I've heard it said that holidays can be the toughest times for families that have lost somone close.
My dad passed away this August. He taught us the value of working with integrity and ethics, took us to church when we didn't want to go, and loved our mom, but never showed public affection. If they did, I ignored it.
For the holidays, he and mom tried to give us what we wanted. How they did it, I"ll never know. The last Christmas I remember with my dad, was when I was 17. I didn't expect anything as far as a present. My dad, asked me one morning on our way to school what I wanted for Christmas. I couldn't think of anything, but I liked Garfield the Cat. On Christmas morning, Garfield was waiting for me under the tree. I thought "how thoughtful and sweet my dad is." At holiday dinners, he would say a prayer and end up crying by the time he got to "Amen." I did it this year. He was always thankful when the family got together. I think he enjoyed having the family around him, he was at peace when we were together.
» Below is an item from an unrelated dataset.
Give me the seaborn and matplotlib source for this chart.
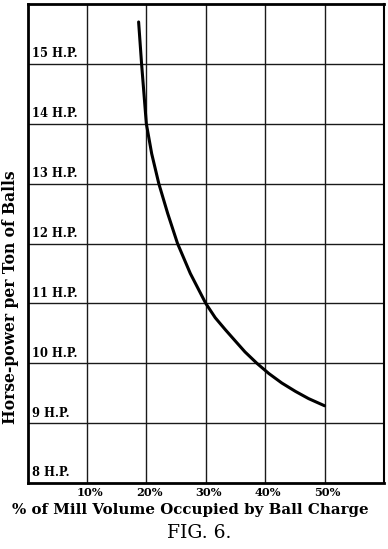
import matplotlib
matplotlib.use("Agg")
import matplotlib.pyplot as plt
import matplotlib.transforms as mtransforms
import seaborn as sns
import pandas as pd

# ---- data ----
ball_charge_pct = [18.7, 19.2, 19.6, 20.0, 20.9, 22.1, 23.6, 25.25, 27.4, 30.0,
                   31.6, 33.3, 34.9, 36.6, 38.6, 40.6, 42.8, 45.1, 47.3, 50.0]
hp_per_ton = [15.7, 15.0, 14.5, 14.0, 13.5, 13.0, 12.5, 12.0, 11.5, 11.0,
              10.76, 10.56, 10.38, 10.19, 10.0, 9.83, 9.67, 9.53, 9.41, 9.29]

x_ticks = [10, 20, 30, 40, 50]
x_tick_labels = ["10%", "20%", "30%", "40%", "50%"]
y_levels = [8, 9, 10, 11, 12, 13, 14, 15]
y_labels = ["8 H.P.", "9 H.P.", "10 H.P.", "11 H.P.", "12 H.P.", "13 H.P.", "14 H.P.", "15 H.P."]

sns.set_theme(style="white")
plt.rcParams["font.family"] = ["DejaVu Serif"]
plt.rcParams["text.color"] = "black"
plt.rcParams["xtick.color"] = "black"

fig = plt.figure(figsize=(3.88, 5.49), dpi=100)
ax = fig.add_axes([0.0709, 0.1202, 0.9188, 0.8725])

df = pd.DataFrame({"pct": ball_charge_pct, "hp": hp_per_ton})
sns.lineplot(data=df, x="pct", y="hp", ax=ax, color="black", linewidth=2.2, sort=False)

ax.set_xlim(0, 60)
ax.set_ylim(8, 16)
ax.set_xticks(x_ticks)
ax.set_xticklabels(x_tick_labels, fontsize=8.2, fontweight="bold", color="black")
ax.set_yticks(y_levels[1:])
ax.set_yticklabels([])
ax.tick_params(axis="both", length=0)
ax.tick_params(axis="x", pad=3)
shift = mtransforms.ScaledTranslation(3 / 100, 0, fig.dpi_scale_trans)
for lbl in ax.get_xticklabels():
    lbl.set_transform(lbl.get_transform() + shift)
ax.grid(True, color="#1a1a1a", linewidth=1.0)
ax.set_xlabel("")
ax.set_ylabel("")

for lv, lb in zip(y_levels, y_labels):
    ax.text(0.75, lv + 0.06, lb, fontsize=8.3, fontweight="bold", ha="left", va="bottom", color="black")

for side, lw in (("left", 2.0), ("bottom", 2.0), ("top", 2.0), ("right", 1.5)):
    ax.spines[side].set_visible(True)
    ax.spines[side].set_color("black")
    ax.spines[side].set_linewidth(lw)

fig.text(0.49, 0.071, "% of Mill Volume Occupied by Ball Charge", ha="center", va="center",
         fontsize=10.8, fontweight="bold")
fig.text(0.026, 0.459, "Horse-power per Ton of Balls", rotation=90, ha="center", va="center",
         fontsize=11.2, fontweight="bold")
fig.text(0.513, 0.029, "FIG. 6.", ha="center", va="center", fontsize=13.5)

fig.savefig("out.png", dpi=100)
I remember him being outside with my three brothers (or two) and working on one of the two cars. He would have his gray overalls on, his glasses so he could see and work hard at getting it back on the road. I never did go outside to find out about how to work on cars, mostly because that was" a man's job."
I moved away from home when I was young. If I could go back in time, I would stay around. My parents were always there for me when I was in deep trouble or needed something.
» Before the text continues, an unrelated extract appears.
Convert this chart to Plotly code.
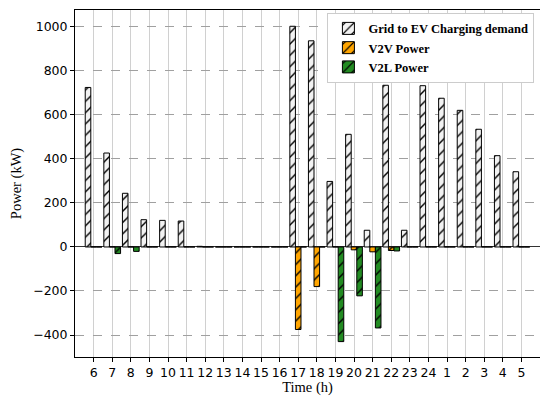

My dad showed me where to go when I was in trouble. When I would feel alone or in dispair, I would drop to my knees. When I was a kid, I didn't want to go to church. I had to go. The only time we couldn't go was if we were sick; that didn't happen too often.
My dad was a quiet man. After dinner, especially at the holidays, he would go to his Lazy Boy chair and fall asleep within minutes. He would snore and mom would wake him up with a comment about it. We all thought it was funny because we would start on who else snores in the family. That was almost a tradition too.
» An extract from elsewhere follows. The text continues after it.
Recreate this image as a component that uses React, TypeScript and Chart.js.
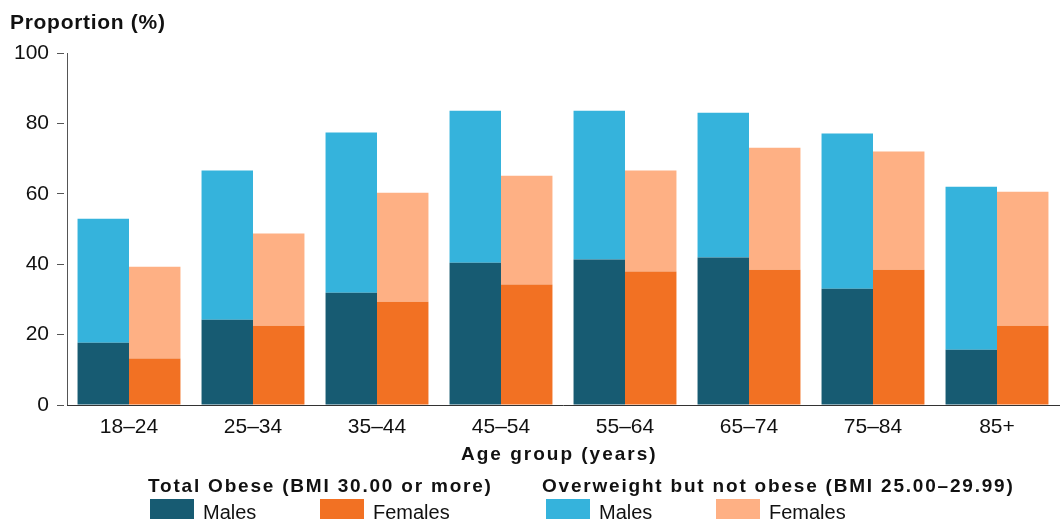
import React, { useEffect, useRef } from "react";
import { Chart, registerables } from "chart.js";

Chart.register(...registerables);

const categories = ["18–24", "25–34", "35–44", "45–54", "55–64", "65–74", "75–84", "85+"];
const malesObese = [17.7, 24.2, 31.9, 40.4, 41.3, 41.9, 33.0, 15.7];
const malesOverweight = [35.2, 42.4, 45.5, 43.2, 42.3, 41.1, 44.1, 46.3];
const femalesObese = [13.2, 22.5, 29.3, 34.2, 37.9, 38.4, 38.4, 22.5];
const femalesOverweight = [26.1, 26.2, 31.0, 30.9, 28.7, 34.7, 33.6, 38.1];
const yTicks = [0, 20, 40, 60, 80, 100];

const yTitle = "Proportion (%)";
const xTitle = "Age group (years)";
const groupTitles = ["Total Obese (BMI 30.00 or more)", "Overweight but not obese (BMI 25.00–29.99)"];
const sexLabels = ["Males", "Females"];

const C_TEAL = "#175B72";
const C_ORANGE = "#F27123";
const C_BLUE = "#35B3DC";
const C_PEACH = "#FEB084";

const FONT = '"Liberation Sans", Arial, sans-serif';

const overlayPlugin = {
  id: "overlay",
  afterDraw(chart: any) {
    const ctx = chart.ctx as CanvasRenderingContext2D;
    ctx.save();
    ctx.fillStyle = "#111";
    ctx.textBaseline = "alphabetic";
    ctx.textAlign = "left";
    // y title
    ctx.font = `bold 21px ${FONT}`;
    (ctx as any).letterSpacing = "0.7px";
    ctx.fillText(yTitle, 10, 28.5);
    // x title
    ctx.font = `bold 19px ${FONT}`;
    (ctx as any).letterSpacing = "2px";
    ctx.fillText(xTitle, 461, 460);
    // legend headers
    (ctx as any).letterSpacing = "1.8px";
    ctx.fillText(groupTitles[0], 148, 492);
    ctx.fillText(groupTitles[1], 542, 492);
    (ctx as any).letterSpacing = "0px";
    // legend items
    const items = [
      { x: 150, color: C_TEAL, label: sexLabels[0] },
      { x: 320, color: C_ORANGE, label: sexLabels[1] },
      { x: 546, color: C_BLUE, label: sexLabels[0] },
      { x: 716, color: C_PEACH, label: sexLabels[1] },
    ];
    ctx.font = `20px ${FONT}`;
    for (const it of items) {
      ctx.fillStyle = it.color;
      ctx.fillRect(it.x, 499, 44, 20);
      ctx.fillStyle = "#111";
      ctx.fillText(it.label, it.x + 53, 519);
    }
    ctx.restore();
  },
};

export default function App() {
  const ref = useRef<HTMLCanvasElement>(null);
  useEffect(() => {
    if (!ref.current) return;
    const chart = new Chart(ref.current, {
      type: "bar",
      data: {
        labels: categories,
        datasets: [
          { label: "Obese Males", data: malesObese, backgroundColor: C_TEAL, stack: "m" },
          { label: "Overweight Males", data: malesOverweight, backgroundColor: C_BLUE, stack: "m" },
          { label: "Obese Females", data: femalesObese, backgroundColor: C_ORANGE, stack: "f" },
          { label: "Overweight Females", data: femalesOverweight, backgroundColor: C_PEACH, stack: "f" },
        ],
      },
      options: {
        animation: false,
        responsive: false,
        maintainAspectRatio: false,
        layout: { padding: { top: 53, left: 0, right: 4, bottom: 0 } },
        datasets: { bar: { categoryPercentage: 0.83, barPercentage: 1, borderWidth: 0 } },
        plugins: { legend: { display: false }, tooltip: { enabled: false }, title: { display: false } },
        scales: {
          x: {
            stacked: true,
            offset: true,
            grid: { display: false, drawTicks: false },
            border: { display: true, color: "#333", width: 1, z: 1 },
            ticks: { font: { family: FONT, size: 21 }, color: "#111", padding: 10, maxRotation: 0 },
            afterFit: (s: any) => { s.height = 118; },
          },
          y: {
            stacked: true,
            min: 0,
            max: 100,
            afterBuildTicks: (s: any) => { s.ticks = yTicks.map((v) => ({ value: v })); },
            grid: {
              drawOnChartArea: false,
              drawTicks: true,
              tickLength: 10,
              tickColor: "#555",
              tickBorderDash: [7, 10],
            },
            border: { display: true, color: "#555", width: 1 },
            ticks: { font: { family: FONT, size: 21 }, color: "#111", padding: 8 },
            afterFit: (s: any) => { s.width = 67; },
          },
        },
      },
      plugins: [overlayPlugin],
    });
    return () => chart.destroy();
  }, []);
  return (
    <div style={{ position: "absolute", left: 0, top: 0, width: 1063, height: 523, background: "#fff" }}>
      <canvas ref={ref} width={1063} height={523} style={{ display: "block", width: 1063, height: 523 }} />
    </div>
  );
}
We never heard daddy say a bad word towards anyone. To describe my dad would to say he thought on things which were noble, right, pure, lovely, admirable, excellent or praiseworthy. He was truly a hard worker, loved his family, and taught his children the same.
I can't say he was perfect, but I can say he came close from what I could . see.
The other night, at the Palatka Parade, I saw this group that clogs. It took me back to a memory of my family. When I was about five years old, my family would go square dancing. I would have to go because the baby sitters where dancing too (my brothers and sister). I wanted to learn to dance like them. My mom always looked pretty in her outfit. She reminded me of a ballerina. I wonder what my dad thought about how she looked. They were definitely in love in all the good and bad times.
I love you daddy and I miss you. Most of all, I thank you for all of the great times you gave me. My memories are rushing in and I will close with this.
If you have someone you have lost this year, you are not alone; treasure the good times, throw away the bad and enjoy your today.